An on-skin electrode with anti-epidermal-surface-lipid function based on a zwitterionic polymer brush

Abstract

On‐skin flexible devices provide a noninvasive approach for continuous and real‐time acquisition of biological signals from the skin, which is essential for future chronic disease diagnosis and smart health monitoring. Great progress has been achieved in flexible devices to resolve the mechanical mismatching between conventional rigid devices and human skin. However, common materials used for flexible devices including silicon‐based elastomers and various metals exhibit no resistance to epidermal surface lipids (skin oil and grease), which restricts the long‐term and household usability.
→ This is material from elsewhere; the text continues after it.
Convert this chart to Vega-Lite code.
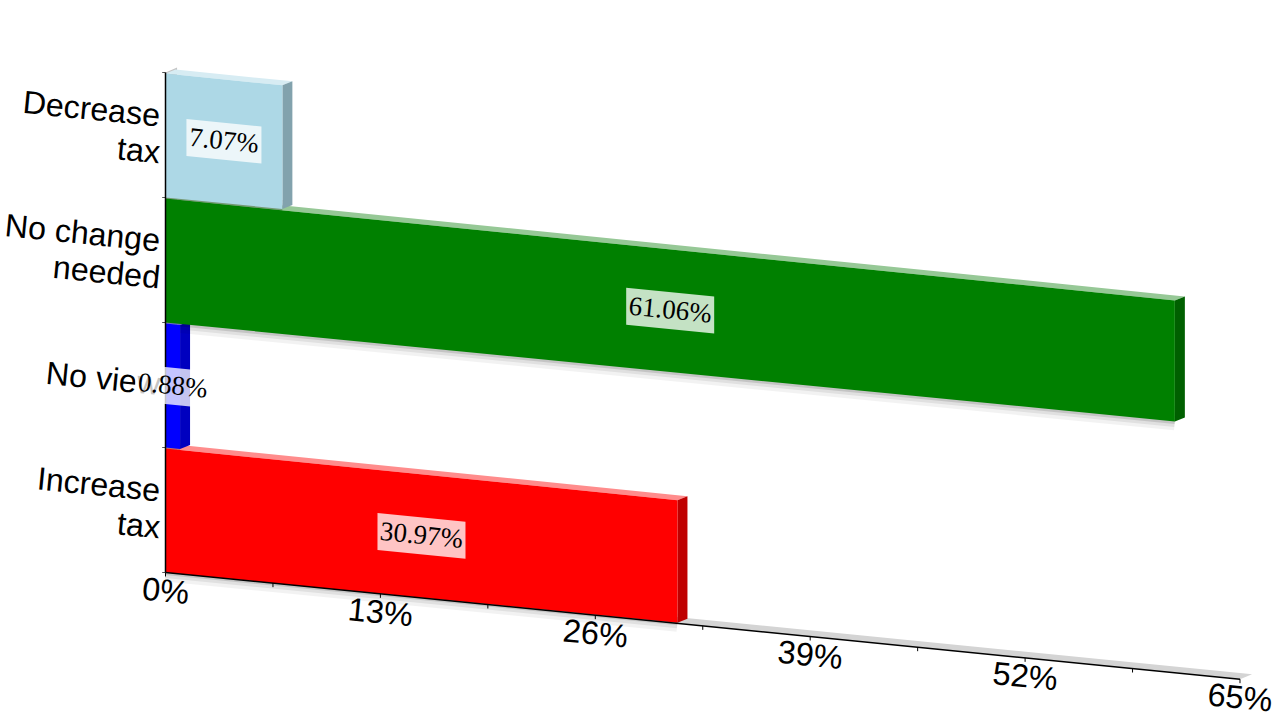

Herein, an on‐skin electrode with anti‐epidermal‐surface‐lipid function is reported, which is based on the grafting of a zwitterionic poly(2‐methacryl‐oyloxyethyl, methacryloyl‐oxyethyl, or meth‐acryloyloxyethyl phosphorylcholine) (PMPC) brush on top of gold‐coated poly(dimethylsiloxane) (Au/PDMS). Such an electrode allows the skin‐lipids‐fouled surface to be cleaned by simple water rinsing owing to the superhydrophilic zwitterionic groups. As a proof‐of‐concept, the PMPC‐Au/PDMS electrodes are employed for both electrocardiography (ECG) and electromyography (EMG) recording. The electrodes are able to maintain stable skin‐electrode impedance and good signal‐to noise ratio (SNR) by water rinsing alone. This work provides a material‐based solution to improve the long‐term reusability of on‐skin electronics and offers a unique prospective on developing next generation wearable healthcare devices.